Chucho Valdés desde la memoria y el presente
Hace poco más de un mes, placenteramente sentado junto a mi esposa Gloria en la terraza del Parador de Toledo, con la hermosa vista de esa ciudad española al atardecer, tuve el inmenso placer de disfrutar del concierto de uno de los pianistas más extraordinarios de los dos últimos siglos. Mientras sus manos nos hacían creer que es fácil tocar ese espectacular instrumento, recordaba al pianista que conocí en octubre de 1973 en los habaneros estudios de la Egrem, cuando apenas tenía 23 años y cero kilómetros de vida profesional, en una sesión en que la gran e inolvidable Orquesta Cubana de Música Moderna grababa bajo la dirección de otros dos músicos enormes: Rafael Somavilla y Paquito de Rivera.
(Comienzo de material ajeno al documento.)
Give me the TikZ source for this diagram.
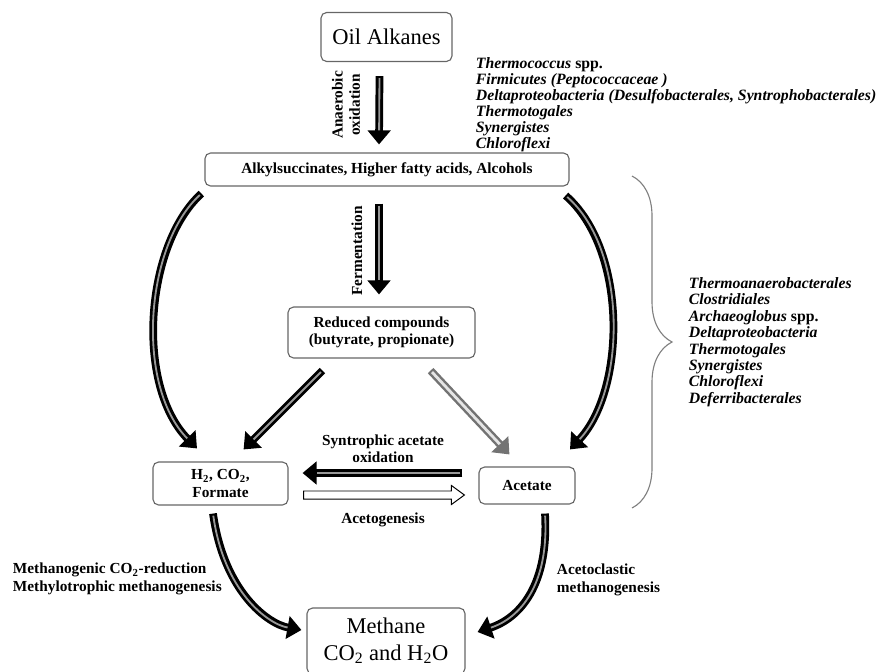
\documentclass[tikz,border=0pt]{standalone}
\usepackage{fontspec}
\setmainfont{Liberation Serif}
\usetikzlibrary{arrows.meta,calc,decorations.pathreplacing}

\begin{document}
\begin{tikzpicture}[x=0.025cm, y=-0.025cm,
  box/.style={draw=gray!80!black, rounded corners=4pt, line width=0.8pt, align=center, inner sep=2pt},
  lbl/.style={font=\bfseries\fontsize{10.9}{12.4}\selectfont, align=center},
  big/.style={font=\fontsize{16}{19}\selectfont},
  taxa/.style={font=\bfseries\fontsize{11.2}{11.4}\selectfont, align=left, anchor=west},
  fatarrow/.style={line width=5.5pt, -{Triangle[length=10pt,width=16pt]},
    postaction={draw, -, line width=1.3pt, black!40, shorten >=10pt, shorten <=1.5pt}},
  lightarrow/.style={black!55, line width=5.5pt, -{Triangle[length=10pt,width=16pt]},
    postaction={draw, -, line width=2pt, black!10, shorten >=10pt, shorten <=1.5pt}}]

% Frame of the figure
\useasboundingbox (0,0) rectangle (881,671);

% Boxes
\node[box, big, minimum width=3.275cm, minimum height=1.225cm] (oil) at (386.5,37) {Oil Alkanes};
\node[box, lbl, minimum width=9.1cm, minimum height=0.825cm] (alkyl) at (387,169.5) {Alkylsuccinates, Higher fatty acids, Alcohols};
\node[box, lbl, minimum width=4.675cm, minimum height=1.275cm] (reduced) at (381.5,332.5) {Reduced compounds\\(butyrate, propionate)};
\node[box, lbl, minimum width=3.375cm, minimum height=1.075cm] (gas) at (220.5,483.5) {H\textsubscript{2}, CO\textsubscript{2},\\Formate};
\node[box, lbl, minimum width=2.4cm, minimum height=0.925cm] (acetate) at (527,485.5) {Acetate};
\node[box, big, minimum width=3.95cm, minimum height=1.65cm] (methane) at (386,641) {Methane\\CO\textsubscript{2} and H\textsubscript{2}O};

% Process labels
\node[lbl, rotate=90] (aolbl) at (346,105) {Anaerobic\\oxidation};
\node[lbl, rotate=90] (fermlbl) at (357,251) {Fermentation};
\node[lbl] (satolbl) at (383,449) {Syntrophic acetate\\oxidation};
\node[lbl] (acglbl) at (383,520) {Acetogenesis};
\node[lbl, anchor=west, align=left] (mglbl) at (8,579) {Methanogenic CO\textsubscript{2}-reduction\\Methylotrophic methanogenesis};
\node[lbl, anchor=west, align=left] (aclbl) at (552,580) {Acetoclastic\\methanogenesis};

% Organisms
\node[taxa] (toptaxa) at (471,105) {\textit{Thermococcus} spp.\\
  \textit{Firmicutes (Peptococcaceae )}\\
  \textit{Deltaproteobacteria (Desulfobacterales, Syntrophobacterales)}\\
  \textit{Thermotogales}\\
  \textit{Synergistes}\\
  \textit{Chloroflexi}};
\node[taxa, font=\bfseries\fontsize{11.2}{11.7}\selectfont] (sidetaxa) at (684,342) {\textit{Thermoanaerobacterales}\\
  \textit{Clostridiales}\\
  \textit{Archaeoglobus} spp.\\
  \textit{Deltaproteobacteria}\\
  \textit{Thermotogales}\\
  \textit{Synergistes}\\
  \textit{Chloroflexi}\\
  \textit{Deferribacterales}};

% Brace
\draw[gray, line width=0.8pt, decorate, decoration={brace, amplitude=1cm}] (632,176) -- (632,508);

% Straight arrows
\draw[fatarrow] ($(oil.south)+(-7,14)$) -- ($(alkyl.north)+(-8,-8)$);
\draw[fatarrow] ($(alkyl.south)+(-8,17)$) -- ($(reduced.north)+(-2.5,-12)$);
\draw[fatarrow] ($(reduced.south west)+(35,12)$) -- ($(gas.north east)+(-45,-12)$);
\draw[lightarrow] ($(reduced.south east)+(-45,12)$) -- ($(acetate.north west)+(31,-12)$);
\draw[fatarrow] ($(acetate.west)+(-16,-12.5)$) -- ($(gas.east)+(14,-10.5)$);

% Acetogenesis (open arrow)
\draw[line width=0.7pt, fill=white]
  ($(gas.east)+(15,7.5)$) -- ($(acetate.west)+(-27,5.5)$) -- ($(acetate.west)+(-27,0)$)
  -- ($(acetate.west)+(-14,9.5)$) -- ($(acetate.west)+(-27,19)$) -- ($(acetate.west)+(-27,13.5)$)
  -- ($(gas.east)+(15,15.5)$) -- cycle;

% Curved arrows
\draw[fatarrow] ($(alkyl.south west)+(-3,7)$) .. controls (145,245) and (135,385) .. ($(gas.north)+(-23.5,-13)$);
\draw[fatarrow] ($(alkyl.south east)+(-4,9)$) .. controls (628,250) and (626,390) .. ($(acetate.north)+(43,-17)$);
\draw[fatarrow] ($(gas.south)+(-7.5,8)$) .. controls (224,592) and (268,624) .. ($(methane.west)+(-5,-11)$);
\draw[fatarrow] ($(acetate.south)+(18,9)$) .. controls (549,585) and (520,618) .. ($(methane.east)+(12,-9)$);

\end{tikzpicture}
\end{document}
Por mi improvisada película mental pasaron las imágenes de ese día inolvidable, en que temblando de pies a cabeza me senté con mi trombón detrás del atril sin imaginar que lo abandonaría veinte años y mil historias más tarde. Acababa de “aterrizar” en la orquesta-matriz que gestaba el increíble parto de Irakere. Fue un paritorio azaroso y difícil, plagado de contradicciones de todo tipo. La Orquesta Cubana de Música Moderna había perdido su objetivo inicial, y el recién nacido Irakere tenía un futuro por ver. No sé si inmadurez fue preclara, pero para mí fue obvio que tenían que “levantar el vuelo”. La proposición musical y estética que traían en sus partituras y rubricaban con sus talentos y personalidades superaba con creces la proyección que la orquesta ya había perdido, por su tamaño, su voracidad musical (no había orquestadores que dieran abasto) y por la pérdida de interés institucional. La vida les dio la razón.
Mientras Chucho Valdés, líder indiscutible e indiscutido de Irakere y de muchos otros geniales proyectos, llenaba aquel paisaje toledano-manchego con su visión de la música y el piano, lo recordé estrenando “Misa negra” con la orquesta, asombrándonos con sus admirables e inagotables improvisaciones, con el sentido del humor que luego heredé de él, de ellos, de aquella orquesta de personas decentes: “Trompetica”, Andrés Castro, “El Guajiro”, Roberto García, Oscar el Viejo, Rolando Sánchez, Fellové, Varona, Carlos Puertos, Carlos Emilio, Galán, Averhoff, Barreto, Oscarito, “Babín”, Leal, Juan Pablo Torres, “El Chiquito” Echarte, Plá, Arturo, el Chino Lan, Pepe Jaurrieta. Comprendí que todas aquellas vivencias humanas y musicales conformaron mi vida; que la Orquesta Cubana de Música Moderna fue tan importante en mi existencia como la ENA (Escuela Nacional de Arte), el cabaré Tropicana, el cabaré Parisién —bajo la dirección del inabarcable Silvano Suárez—, Buena Vista Social Club o la Vieja Trova santiaguera, mis momentos más queridos, los imborrables.
“En el consagrado maestro he encontrado al Chucho de siempre”.
Nunca olvidé el sencillo y efectivo arreglo que hizo Chucho para Beatriz Márquez de “Puente sobre aguas turbulentas”, de Simón & Garfunkel, en el teatro Amadeo Roldán antes del infausto incendio. Aún recuerdo el estreno de “Danza Ñáñiga” en el mismo teatro y su eterna repetición final (sol mi re do re, sol la do do) como si hubiera ocurrido ayer. Nunca olvidaré al Chucho que acompañó a Omara Portuondo en el memorable CD Desafíos; al que compartió su música en el disco Buenos hermanos, del gran Ibrahim Ferrer; al compositor polifacético; al que ha hecho bailar y escuchar buena música a millones de habitantes de este vapuleado planeta Tierra.
Después de la orquesta, nos encontramos en grabaciones, hoteles, aeropuertos, países, escenarios, en el barrio que compartimos un tiempo. En el consagrado maestro he encontrado al Chucho de siempre, el del pie fuera del pedal del piano, el que casi nunca me llama por mi nombre.